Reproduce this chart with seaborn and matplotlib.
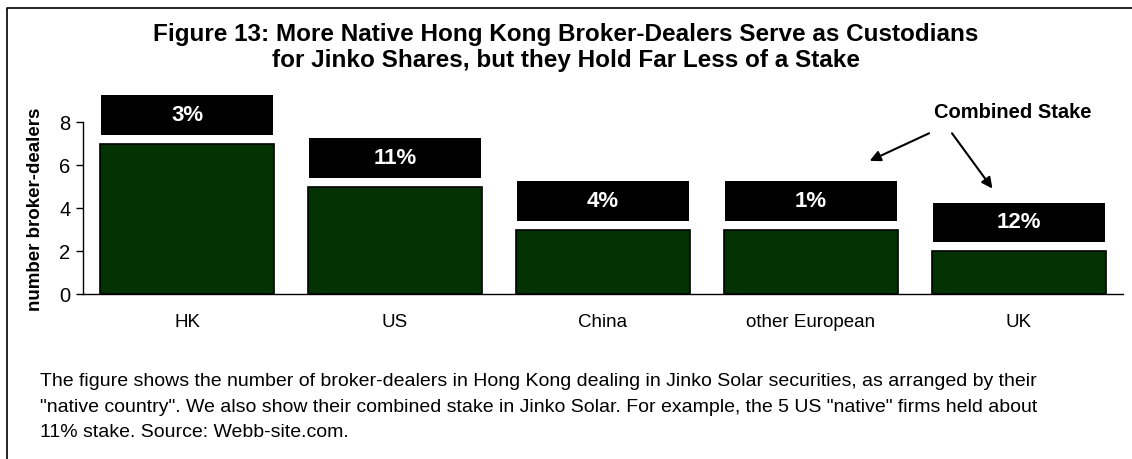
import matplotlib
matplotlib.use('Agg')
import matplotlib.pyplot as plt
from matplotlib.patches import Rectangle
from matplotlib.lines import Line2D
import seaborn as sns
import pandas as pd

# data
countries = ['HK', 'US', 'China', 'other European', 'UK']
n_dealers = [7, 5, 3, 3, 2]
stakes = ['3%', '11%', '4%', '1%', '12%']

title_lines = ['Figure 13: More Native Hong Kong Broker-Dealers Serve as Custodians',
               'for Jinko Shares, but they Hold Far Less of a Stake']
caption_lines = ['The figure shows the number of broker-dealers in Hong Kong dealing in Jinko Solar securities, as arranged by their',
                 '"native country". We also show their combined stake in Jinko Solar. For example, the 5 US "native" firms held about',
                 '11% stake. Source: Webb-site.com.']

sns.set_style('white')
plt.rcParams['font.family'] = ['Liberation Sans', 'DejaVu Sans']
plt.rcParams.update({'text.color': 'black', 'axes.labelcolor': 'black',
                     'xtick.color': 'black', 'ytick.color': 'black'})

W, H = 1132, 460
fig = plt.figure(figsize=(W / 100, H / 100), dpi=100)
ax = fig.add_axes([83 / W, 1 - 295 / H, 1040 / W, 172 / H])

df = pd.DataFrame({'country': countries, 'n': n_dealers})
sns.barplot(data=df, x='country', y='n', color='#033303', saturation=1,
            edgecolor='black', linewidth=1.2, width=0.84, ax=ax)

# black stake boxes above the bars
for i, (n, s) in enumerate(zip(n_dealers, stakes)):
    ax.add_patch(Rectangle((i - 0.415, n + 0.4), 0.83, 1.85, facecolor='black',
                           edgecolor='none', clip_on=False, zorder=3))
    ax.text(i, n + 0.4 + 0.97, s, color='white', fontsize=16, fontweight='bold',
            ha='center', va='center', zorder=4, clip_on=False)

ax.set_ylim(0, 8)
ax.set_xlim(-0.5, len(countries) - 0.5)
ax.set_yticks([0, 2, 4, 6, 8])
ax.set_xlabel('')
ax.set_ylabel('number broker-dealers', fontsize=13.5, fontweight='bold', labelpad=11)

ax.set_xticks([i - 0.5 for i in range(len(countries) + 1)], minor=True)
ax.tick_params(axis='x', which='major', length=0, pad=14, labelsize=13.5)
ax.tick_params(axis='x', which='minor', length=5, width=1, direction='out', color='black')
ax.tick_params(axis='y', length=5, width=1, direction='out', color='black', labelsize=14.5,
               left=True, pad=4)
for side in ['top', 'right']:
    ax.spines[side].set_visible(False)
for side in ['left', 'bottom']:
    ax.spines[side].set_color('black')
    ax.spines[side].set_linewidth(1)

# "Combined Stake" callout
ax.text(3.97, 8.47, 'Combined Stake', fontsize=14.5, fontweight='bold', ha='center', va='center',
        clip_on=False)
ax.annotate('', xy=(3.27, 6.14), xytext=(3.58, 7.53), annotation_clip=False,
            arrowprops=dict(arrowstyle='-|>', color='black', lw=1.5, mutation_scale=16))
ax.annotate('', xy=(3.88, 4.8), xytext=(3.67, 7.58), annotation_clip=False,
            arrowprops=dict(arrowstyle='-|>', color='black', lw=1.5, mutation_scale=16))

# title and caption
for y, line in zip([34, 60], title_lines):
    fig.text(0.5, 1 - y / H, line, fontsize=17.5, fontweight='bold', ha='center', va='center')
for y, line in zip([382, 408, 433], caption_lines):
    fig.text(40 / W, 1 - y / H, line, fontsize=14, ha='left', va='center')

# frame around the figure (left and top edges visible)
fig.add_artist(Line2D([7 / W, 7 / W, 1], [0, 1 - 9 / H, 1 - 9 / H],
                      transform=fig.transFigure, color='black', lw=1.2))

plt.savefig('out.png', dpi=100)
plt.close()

## WHAT THE TASK REQUIRES:
Reproduce only the lines from the beginning of the data through the line that contains "ax = fig.add_axes([83", both included, and please drop the pictures.

## ANSWER TO THE PROBLEM:
Reproduce this chart with seaborn and matplotlib.
import matplotlib
matplotlib.use('Agg')
import matplotlib.pyplot as plt
from matplotlib.patches import Rectangle
from matplotlib.lines import Line2D
import seaborn as sns
import pandas as pd

# data
countries = ['HK', 'US', 'China', 'other European', 'UK']
n_dealers = [7, 5, 3, 3, 2]
stakes = ['3%', '11%', '4%', '1%', '12%']

title_lines = ['Figure 13: More Native Hong Kong Broker-Dealers Serve as Custodians',
               'for Jinko Shares, but they Hold Far Less of a Stake']
caption_lines = ['The figure shows the number of broker-dealers in Hong Kong dealing in Jinko Solar securities, as arranged by their',
                 '"native country". We also show their combined stake in Jinko Solar. For example, the 5 US "native" firms held about',
                 '11% stake. Source: Webb-site.com.']

sns.set_style('white')
plt.rcParams['font.family'] = ['Liberation Sans', 'DejaVu Sans']
plt.rcParams.update({'text.color': 'black', 'axes.labelcolor': 'black',
                     'xtick.color': 'black', 'ytick.color': 'black'})

W, H = 1132, 460
fig = plt.figure(figsize=(W / 100, H / 100), dpi=100)
ax = fig.add_axes([83 / W, 1 - 295 / H, 1040 / W, 172 / H])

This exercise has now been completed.